The clearest case is the so-called “COVID credits” in Obamacare. These were temporary sweeteners to the Affordable Care Act’s premium tax credits, first enacted during the pandemic and extended through 2025. They did two big things. First, they eliminated the income cap, so even affluent families — for example, a family of 4 earning around $130,000 — could qualify for taxpayer subsidies. Second, they vastly increased the size of the credit, so that households between 100 and 150 percent of the poverty level pay nothing for coverage, while taxpayers cover the entire premium.

Congress does not need to act to end these credits. If legislators simply allow the current law to stand, the expansions will expire on December 31, 2025. The original Obamacare subsidies remain. That is the promise Congress made when it passed these temporary provisions.
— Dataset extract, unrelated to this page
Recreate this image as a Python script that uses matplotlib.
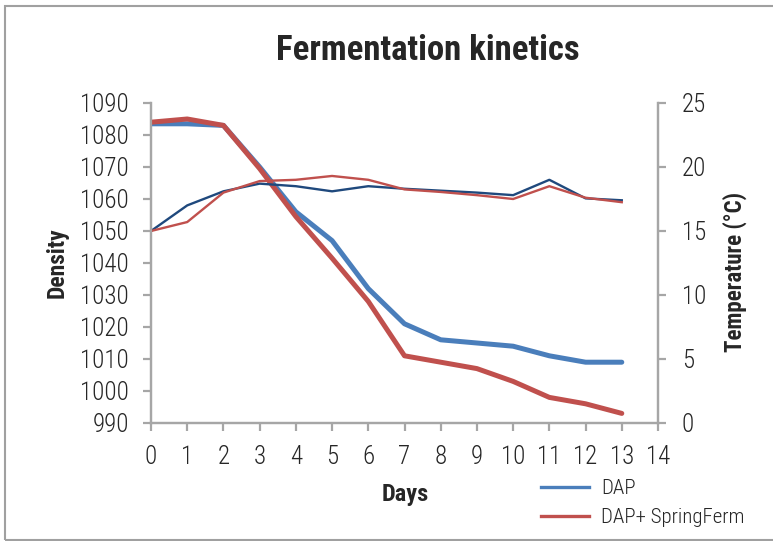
import matplotlib
matplotlib.use("Agg")
import matplotlib.pyplot as plt
from matplotlib.lines import Line2D
from matplotlib.patches import Rectangle

# narrow grotesque, close to the Arial Narrow look of the original
plt.rcParams['font.family'] = ['Roboto Condensed', 'Liberation Sans', 'DejaVu Sans']

days = list(range(14))
density_dap = [1083.5, 1083.5, 1083, 1070, 1056, 1047, 1032, 1021, 1016, 1015, 1014, 1011, 1009, 1009]
density_spring = [1084, 1085, 1083, 1069.5, 1054.5, 1041.5, 1028, 1011, 1009, 1007, 1003, 998, 996, 993]
temp_dap = [15, 17.0, 18.1, 18.7, 18.5, 18.1, 18.5, 18.3, 18.15, 18.0, 17.8, 19.0, 17.55, 17.4]
temp_spring = [15, 15.7, 18.0, 18.9, 19.0, 19.3, 19.0, 18.25, 18.05, 17.8, 17.5, 18.5, 17.6, 17.25]
series_names = ["DAP", "DAP+ SpringFerm"]

BLUE = "#4A7EBB"
RED = "#C0504D"
NAVY = "#1F497D"
GRAY = "#A6A6A6"
TXT = "#262626"

W, H = 773, 541
fig = plt.figure(figsize=(W / 100, H / 100), dpi=100)
fig.patches.append(Rectangle((5 / W, 1 / H), 2.0, 534 / H, transform=fig.transFigure,
                             fill=False, edgecolor="#A0A0A0", linewidth=1.5))

ax = fig.add_axes([151 / W, 1 - 423 / H, 507 / W, 320 / H])
ax2 = ax.twinx()

ax.plot(days, density_dap, color=BLUE, lw=3.6, solid_capstyle='round', zorder=3)
ax.plot(days, density_spring, color=RED, lw=3.6, solid_capstyle='round', zorder=4)
ax2.plot(days, temp_dap, color=NAVY, lw=1.7)
ax2.plot(days, temp_spring, color=RED, lw=1.7)

ax.set_xlim(0, 14)
ax.set_ylim(990, 1090)
ax2.set_ylim(0, 25)
ax.set_xticks(range(15))
ax.set_yticks(range(990, 1091, 10))
ax2.set_yticks(range(0, 26, 5))

for a in (ax, ax2):
    for s in a.spines.values():
        s.set_color(GRAY)
        s.set_linewidth(1.6)
    a.spines['top'].set_visible(False)
    a.tick_params(colors=GRAY, labelcolor=TXT, labelsize=18, width=1.6, length=6, direction='out')
ax.tick_params(axis='x', pad=10)
ax.tick_params(axis='y', pad=10)
ax2.tick_params(axis='y', pad=11)
for lab in ax.get_xticklabels() + ax.get_yticklabels() + ax2.get_yticklabels():
    lab.set_fontweight(300)

fig.text(57 / W, 1 - 263 / H, "Density", rotation=90, ha='center', va='center',
         fontsize=17, fontweight='bold', color=TXT)
fig.text(735 / W, 1 - 272 / H, "Temperature (°C)", rotation=90, ha='center', va='center',
         fontsize=16.5, fontweight='bold', color=TXT)
fig.text(405 / W, 1 - 494 / H, "Days", ha='center', va='center',
         fontsize=17.5, fontweight='bold', color=TXT)

fig.text(428 / W, 1 - 51 / H, "Fermentation kinetics", ha='center', va='center',
         fontsize=25, fontweight='bold', color=TXT)

handles = [Line2D([], [], color=BLUE, lw=2.4), Line2D([], [], color=RED, lw=2.4)]
leg = fig.legend(handles, series_names, loc='upper left',
                 bbox_to_anchor=(541 / W, 1 - 479 / H), frameon=False, borderpad=0,
                 borderaxespad=0, fontsize=15, handlelength=2.3, handletextpad=0.6,
                 labelspacing=0.5, labelcolor=TXT)
for t in leg.get_texts():
    t.set_fontweight(300)

fig.savefig("out.png", dpi=100)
Yet, the case for letting these credits expire is overwhelming. These were emergency tax credits’ expansion. The emergency is over, so should the expansion be. The fiscal case only adds to the case for letting them expire on schedule. Economist Brian Blase at the Paragon Health Institute calculates that continuing the credits would cost an additional $450 billion over the next decade. That includes more than $35 billion in 2024 alone, sent to insurers on behalf of people who never paid a premium and never filed a single claim. Nearly 40 percent of enrollees in zero-premium plans in 2024 had no health-care use whatsoever. In total, 12 million exchange enrollees filed no claims in 2024, triple the number from 2019. That is not insurance. It is a taxpayer subsidy to insurance companies for phantom coverage.